** start Supplied material **
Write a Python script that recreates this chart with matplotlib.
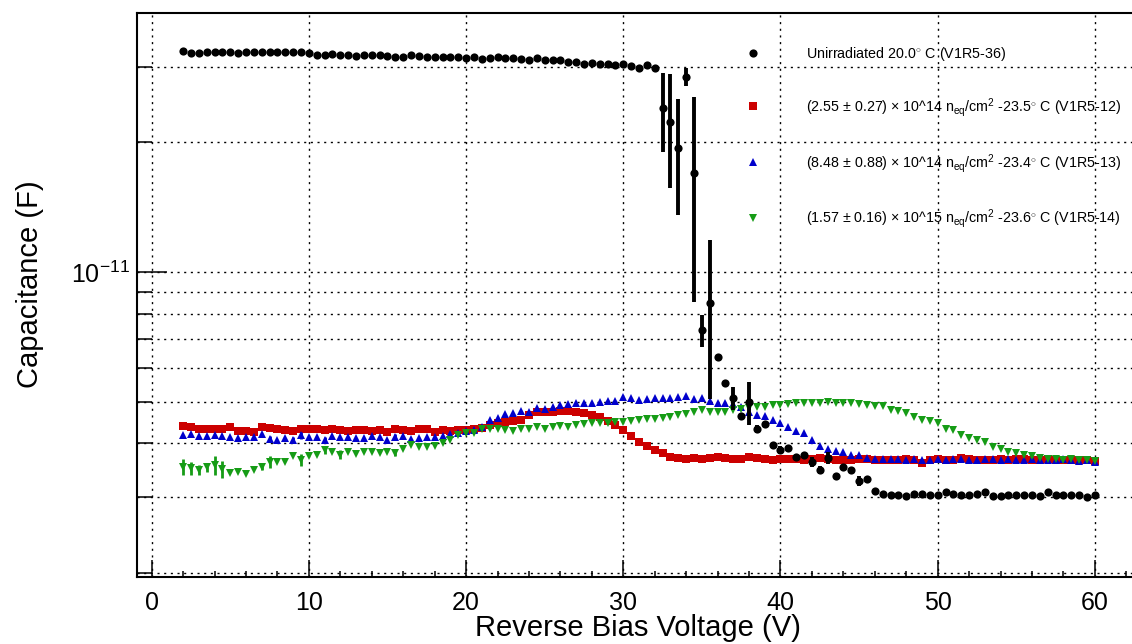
import numpy as np
import matplotlib
matplotlib.use('Agg')
import matplotlib.pyplot as plt
from matplotlib.ticker import LogLocator, NullFormatter, MultipleLocator

plt.rcParams['font.family'] = ['Liberation Sans', 'DejaVu Sans']
plt.rcParams['mathtext.fontset'] = 'custom'
plt.rcParams['mathtext.rm'] = 'Liberation Sans'
plt.rcParams['mathtext.it'] = 'Liberation Sans:italic'
plt.rcParams['mathtext.bf'] = 'Liberation Sans:bold'

pF = 1e-12

# bias sweep, 2 V to 60 V in 0.5 V steps
voltage = np.arange(2.0, 60.5, 0.5)

# capacitance in pF
unirr = [32.6, 32.3, 32.2, 32.5, 32.4, 32.5, 32.4, 32.3, 32.5, 32.5,
         32.4, 32.5, 32.5, 32.5, 32.4, 32.4, 32.2, 31.9, 32.0, 32.1,
         32.0, 31.9, 31.7, 31.9, 31.9, 31.9, 31.7, 31.5, 31.5, 31.9,
         31.7, 31.6, 31.5, 31.5, 31.5, 31.5, 31.4, 31.6, 31.2, 31.4,
         31.5, 31.4, 31.4, 31.2, 31.0, 31.4, 31.0, 31.0, 31.0, 30.8,
         30.8, 30.5, 30.6, 30.5, 30.4, 30.2, 30.4, 30.1, 29.8, 30.2,
         29.7,
         24.0, 22.3, 19.4, 28.4, 17.0, 7.33, 8.47, 6.35, 5.52, 5.10,
         4.63, 4.99, 4.32, 4.44, 3.97, 3.86, 3.90, 3.72, 3.76, 3.62,
         3.47, 3.70, 3.36, 3.53, 3.47, 3.27, 3.31, 3.10,
         3.05, 3.04, 3.03, 3.02, 3.05, 3.05, 3.03, 3.04, 3.08, 3.05,
         3.03, 3.03, 3.05, 3.08, 3.02, 3.02, 3.03, 3.04, 3.04, 3.03,
         3.02, 3.08, 3.04, 3.04, 3.04, 3.04, 3.01, 3.03]

irr_12 = [4.39, 4.36, 4.32, 4.31, 4.33, 4.32, 4.37, 4.28, 4.28, 4.26,
          4.37, 4.35, 4.33, 4.30, 4.28, 4.33, 4.33, 4.33, 4.30, 4.31,
          4.30, 4.28, 4.30, 4.30, 4.28, 4.30, 4.26, 4.31, 4.30, 4.28,
          4.33, 4.33, 4.26, 4.30, 4.28, 4.30, 4.30,
          4.31, 4.34, 4.41, 4.45, 4.48, 4.50, 4.52, 4.65, 4.72, 4.74,
          4.74, 4.76, 4.76, 4.74, 4.70, 4.65, 4.60, 4.50, 4.41, 4.30,
          4.17, 4.03, 3.94, 3.86, 3.80, 3.72, 3.70,
          3.68, 3.69, 3.68, 3.70, 3.72, 3.70, 3.68, 3.68, 3.72, 3.70,
          3.68, 3.65, 3.68, 3.68, 3.68, 3.66, 3.68, 3.70, 3.68, 3.66,
          3.66, 3.66, 3.68, 3.68, 3.65, 3.65, 3.66, 3.66, 3.67, 3.66,
          3.61, 3.66, 3.67, 3.66, 3.65, 3.69, 3.68, 3.66, 3.65, 3.66,
          3.67, 3.66, 3.68, 3.67, 3.66, 3.66, 3.67, 3.66, 3.66, 3.65,
          3.66, 3.65, 3.63]

irr_13 = [4.18, 4.20, 4.16, 4.16, 4.18, 4.16, 4.14, 4.11, 4.14, 4.13,
          4.20, 4.09, 4.07, 4.11, 4.07, 4.18, 4.13, 4.13, 4.07, 4.16,
          4.13, 4.13, 4.11, 4.11, 4.16, 4.14, 4.07, 4.14, 4.16, 4.09,
          4.11, 4.13, 4.13, 4.16, 4.20, 4.22, 4.28,
          4.30, 4.37, 4.53, 4.57, 4.68, 4.70, 4.76, 4.74, 4.83, 4.80,
          4.86, 4.91, 4.94, 4.95, 4.95, 4.97, 5.00, 5.02, 5.02, 5.12,
          5.09, 5.05, 5.06, 5.09, 5.09, 5.09, 5.13, 5.15, 5.06, 5.09,
          5.02, 4.97, 4.95, 4.94, 4.85, 4.74, 4.65, 4.63, 4.53, 4.47,
          4.36, 4.27, 4.22, 4.07, 3.94, 3.89, 3.84, 3.82, 3.76, 3.76,
          3.70,
          3.68, 3.68, 3.67, 3.67, 3.66, 3.68, 3.66, 3.66, 3.67, 3.66,
          3.67, 3.68, 3.66, 3.66, 3.67, 3.67, 3.66, 3.67, 3.66, 3.66,
          3.67, 3.66, 3.65, 3.66, 3.67, 3.66, 3.64, 3.65, 3.62]

irr_14 = [3.52, 3.50, 3.47, 3.52, 3.56, 3.48, 3.41, 3.44, 3.40, 3.46,
          3.52, 3.62, 3.62, 3.62, 3.74, 3.66, 3.74, 3.76, 3.86, 3.82,
          3.76, 3.82, 3.78, 3.82, 3.82, 3.80, 3.82, 3.79, 3.89, 3.97,
          3.93, 3.93, 3.94, 4.00, 4.07, 4.18, 4.23,
          4.23, 4.33, 4.33, 4.31, 4.30, 4.28, 4.31, 4.33, 4.37, 4.33,
          4.37, 4.39, 4.37, 4.41, 4.44, 4.45, 4.47, 4.47, 4.49, 4.49,
          4.51, 4.53, 4.55, 4.55, 4.57, 4.60, 4.65, 4.68, 4.74, 4.78,
          4.74, 4.74, 4.74, 4.78, 4.81, 4.83, 4.85, 4.86, 4.91, 4.91,
          4.94, 4.95, 4.97, 4.95, 4.97, 5.00, 4.97, 4.97, 4.95, 4.94,
          4.91, 4.88, 4.88, 4.78, 4.76, 4.70, 4.61, 4.53, 4.51, 4.45,
          4.33, 4.30, 4.18, 4.11, 4.07, 4.02, 3.92, 3.89, 3.82, 3.80,
          3.76, 3.74, 3.70, 3.68, 3.68, 3.66, 3.68, 3.66, 3.65, 3.63]

# visible error bars (pF), by bias voltage
unirr_err_v = [32.5, 33, 33.5, 34, 34.5, 35, 35.5, 37, 38, 38.5, 40, 42, 42.5, 43, 45]
unirr_err = [5.0, 6.6, 5.8, 1.3, 8.5, 0.63, 3.4, 0.31, 0.57, 0.10, 0.08, 0.10, 0.08, 0.12, 0.09]
irr_13_err_v = [7.5, 9, 9.5, 11, 15.5]
irr_13_err = [0.07, 0.06, 0.08, 0.06, 0.06]
irr_14_err_v = [2, 2.5, 3, 3.5, 4, 4.5, 7, 7.5, 9.5, 11, 12, 15.5]
irr_14_err = [0.15, 0.12, 0.10, 0.09, 0.18, 0.15, 0.06, 0.12, 0.12, 0.09, 0.09, 0.06]

labels = [r'Unirradiated 20.0$^{\circ}$ C (V1R5-36)',
          r'(2.55 $\pm$ 0.27) $\times$ 10^14 n$_{\mathrm{eq}}$/cm$^{2}$ -23.5$^{\circ}$ C (V1R5-12)',
          r'(8.48 $\pm$ 0.88) $\times$ 10^14 n$_{\mathrm{eq}}$/cm$^{2}$ -23.4$^{\circ}$ C (V1R5-13)',
          r'(1.57 $\pm$ 0.16) $\times$ 10^15 n$_{\mathrm{eq}}$/cm$^{2}$ -23.6$^{\circ}$ C (V1R5-14)']


def pick(values, err_v):
    idx = np.searchsorted(voltage, err_v)
    return voltage[idx], np.array(values)[idx]


def main():
    fig = plt.figure(figsize=(11.32, 6.44), dpi=100)
    ax = fig.add_axes([137 / 1132, 67 / 644, 995 / 1132, 564 / 644])

    red, blue, green = '#cc0000', '#0000cc', '#169c16'

    ax.plot(voltage, np.array(irr_12) * pF, 's', color=red, ms=5.8, mew=0, zorder=3)
    ex, ey = pick(irr_13, irr_13_err_v)
    ax.errorbar(ex, ey * pF, yerr=np.array(irr_13_err) * pF, fmt='none',
                ecolor=blue, elinewidth=2, capsize=0, zorder=3.5)
    ax.plot(voltage, np.array(irr_13) * pF, '^', color=blue, ms=6.3, mew=0, zorder=4)
    ex, ey = pick(irr_14, irr_14_err_v)
    ax.errorbar(ex, ey * pF, yerr=np.array(irr_14_err) * pF, fmt='none',
                ecolor=green, elinewidth=2, capsize=0, zorder=4.5)
    ax.plot(voltage, np.array(irr_14) * pF, 'v', color=green, ms=6.3, mew=0, zorder=5)
    ex, ey = pick(unirr, unirr_err_v)
    ax.errorbar(ex, ey * pF, yerr=np.array(unirr_err) * pF, fmt='none',
                ecolor='black', elinewidth=2.8, capsize=0, zorder=5.5)
    ax.plot(voltage, np.array(unirr) * pF, 'o', color='black', ms=5.9, mew=0, zorder=6)

    ax.set_yscale('log')
    ax.set_xlim(-0.935, 62.36)
    ax.set_ylim(1.957e-12, 3.996e-11)

    ax.xaxis.set_major_locator(MultipleLocator(10))
    ax.xaxis.set_minor_locator(MultipleLocator(2))
    ax.yaxis.set_major_locator(LogLocator(base=10))
    ax.yaxis.set_minor_locator(LogLocator(base=10, subs=np.arange(2, 10)))
    ax.yaxis.set_minor_formatter(NullFormatter())

    ax.tick_params(axis='both', which='both', direction='in', width=1.1,
                   labelsize=18, color='black')
    ax.tick_params(axis='x', which='major', length=12.2, pad=10)
    ax.tick_params(axis='x', which='minor', length=4.5)
    ax.tick_params(axis='y', which='major', length=21.6, pad=5)
    ax.tick_params(axis='y', which='minor', length=10.8)

    for side in ['left', 'bottom', 'top']:
        ax.spines[side].set_linewidth(1.5)
    ax.spines['right'].set_visible(False)

    grid_kw = dict(color='black', linewidth=1.0, linestyle=(0, (1.5, 3.3)))
    ax.grid(True, axis='x', which='major', **grid_kw)
    ax.grid(True, axis='y', which='both', **grid_kw)
    ax.set_axisbelow(True)

    ax.set_xlabel('Reverse Bias Voltage (V)', fontsize=21)
    ax.xaxis.set_label_coords(0.503, -0.066)
    ax.set_ylabel('Capacitance (F)', fontsize=21)
    ax.yaxis.set_label_coords(-0.093, 0.52)

    handles = ax.get_lines()
    order = [3, 0, 1, 2]
    ax.legend([handles[i] for i in order], labels, loc='upper left',
              bbox_to_anchor=(738.7 / 1132, 1 - 45 / 644), bbox_transform=fig.transFigure,
              frameon=False, fontsize=10.3, handlelength=2.0, handletextpad=2.7,
              labelspacing=2.3, borderpad=0, borderaxespad=0, numpoints=1)

    fig.savefig('out.png', dpi=100, facecolor='white')


if __name__ == "__main__":
    main()
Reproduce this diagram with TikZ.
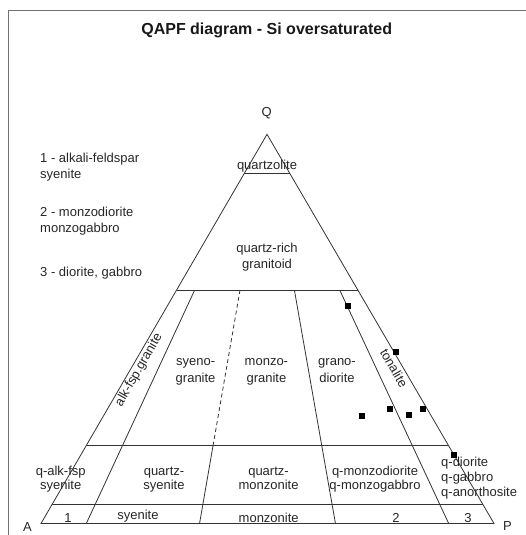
\documentclass[tikz,border=0pt]{standalone}
\usepackage{fontspec}
\setmainfont{Liberation Sans}
\usetikzlibrary{calc}
\begin{document}
\begin{tikzpicture}[x=1pt,y=-1pt,
  lbl/.style={inner sep=0pt, anchor=base, font=\fontsize{13}{15}\selectfont, text=black!85},
  lblc/.style={lbl, anchor=center},
  ln/.style={line width=0.8pt, draw=black!80},
  dashln/.style={ln, dash pattern=on 4pt off 3pt},
  frame/.style={line width=1pt, draw=black!55},
  sq/.style={fill=black, draw=none, inner sep=0pt, minimum size=6pt, rectangle}]
\useasboundingbox (0,0) rectangle (526,535);
% frame
\draw[frame] (8,535) -- (8,11) -- (526,11);
% title
\node[inner sep=0pt, anchor=base, font=\fontsize{16}{19}\selectfont\bfseries, text=black!90] (title) at (266.7,34.3) {QAPF diagram - Si oversaturated};
% vertices
\coordinate (A) at (41,523.5);
\coordinate (P) at (494,523.5);
\coordinate (Q) at (267,134.3);
\node[lbl] (lq) at (266.7,116.3) {Q};
\node[lblc] (la) at (27.5,527) {A};
\node[lblc] (lp) at (507.5,526) {P};
% triangle
\draw[ln] (A) -- (Q) -- (P) -- cycle;
% horizontal levels
\foreach \t/\n in {0.9/h90,0.6/h60,0.2/h20,0.05/h05}{
  \coordinate (\n l) at ($(A)!\t!(Q)$);
  \coordinate (\n r) at ($(P)!\t!(Q)$);
  \draw[ln] (\n l) -- (\n r);
}
% radial lines
\foreach \f/\n in {0.1/b10,0.35/b35,0.65/b65,0.9/b90}{
  \coordinate (\n) at ($(A)!\f!(P)$);
  \coordinate (\n t) at ($(\n)!0.6!(Q)$);
  \coordinate (\n m) at ($(\n)!0.2!(Q)$);
}
\draw[ln] (b10t) -- (b10);
\draw[dashln] (b35t) -- (b35m);
\draw[ln] (b35m) -- (b35);
\draw[ln] (b65t) -- (b65);
\draw[ln] (b90t) -- (b90);
% legend
\node[lbl, anchor=base west] (g1a) at (40,162.3) {1 - alkali-feldspar};
\node[lbl, anchor=base west] (g1b) at (40,178.3) {syenite};
\node[lbl, anchor=base west] (g2a) at (40,216.7) {2 - monzodiorite};
\node[lbl, anchor=base west] (g2b) at (40,232.7) {monzogabbro};
\node[lbl, anchor=base west] (g3) at (40,276.7) {3 - diorite, gabbro};
% upper fields
\node[lbl] (qz) at (267,169) {quartzolite};
\node[lbl] (qr1) at (267,252.7) {quartz-rich};
\node[lbl] (qr2) at (267,268.7) {granitoid};
\node[lblc, rotate=60] (afg) at (139,370) {alk-fsp.granite};
\node[lblc, rotate=-60] (ton) at (394,368) {tonalite};
\node[lbl] (sg1) at (195.6,365) {syeno-};
\node[lbl] (sg2) at (195.6,382.5) {granite};
\node[lbl] (mg1) at (266.4,365) {monzo-};
\node[lbl] (mg2) at (266.4,382.5) {granite};
\node[lbl] (gd1) at (337,365) {grano-};
\node[lbl] (gd2) at (337,382.5) {diorite};
% middle row
\node[lbl] (qa1) at (60.7,475) {q-alk-fsp};
\node[lbl] (qa2) at (60.7,489.5) {syenite};
\node[lbl] (qs1) at (164,475) {quartz-};
\node[lbl] (qs2) at (164,489.5) {syenite};
\node[lbl] (qm1) at (268.5,475) {quartz-};
\node[lbl] (qm2) at (268.5,489.5) {monzonite};
\node[lbl] (qd1) at (375,475) {q-monzodiorite};
\node[lbl] (qd2) at (375,489.5) {q-monzogabbro};
\node[lbl, anchor=base west] (qg1) at (441,466.5) {q-diorite};
\node[lbl, anchor=base west] (qg2) at (441,481.5) {q-gabbro};
\node[lbl, anchor=base west] (qg3) at (441,496.5) {q-anorthosite};
% bottom row
\node[lbl] (r1) at (68,522) {1};
\node[lbl] (rs) at (138,519) {syenite};
\node[lbl] (rm) at (268.7,522) {monzonite};
\node[lbl] (r2) at (396,522) {2};
\node[lbl] (r3) at (468,522) {3};
% data points
\node[sq] (s1) at (348.3,306) {};
\node[sq] (s2) at (395.7,352.3) {};
\node[sq] (s3) at (362.3,416) {};
\node[sq] (s4) at (390.3,409) {};
\node[sq] (s5) at (409.3,415) {};
\node[sq] (s6) at (422.7,408.7) {};
\node[sq] (s7) at (454,455) {};
\end{tikzpicture}
\end{document}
** end Supplied material **
◆ What to produce ◆
Please take the lines from the beginning of the data above through the line holding "voltage = np.arange(2.0, 60.5, 0.5)" and transcribe them exactly, without any pictures.

◆ The output ◆
Write a Python script that recreates this chart with matplotlib.
import numpy as np
import matplotlib
matplotlib.use('Agg')
import matplotlib.pyplot as plt
from matplotlib.ticker import LogLocator, NullFormatter, MultipleLocator

plt.rcParams['font.family'] = ['Liberation Sans', 'DejaVu Sans']
plt.rcParams['mathtext.fontset'] = 'custom'
plt.rcParams['mathtext.rm'] = 'Liberation Sans'
plt.rcParams['mathtext.it'] = 'Liberation Sans:italic'
plt.rcParams['mathtext.bf'] = 'Liberation Sans:bold'

pF = 1e-12

# bias sweep, 2 V to 60 V in 0.5 V steps
voltage = np.arange(2.0, 60.5, 0.5)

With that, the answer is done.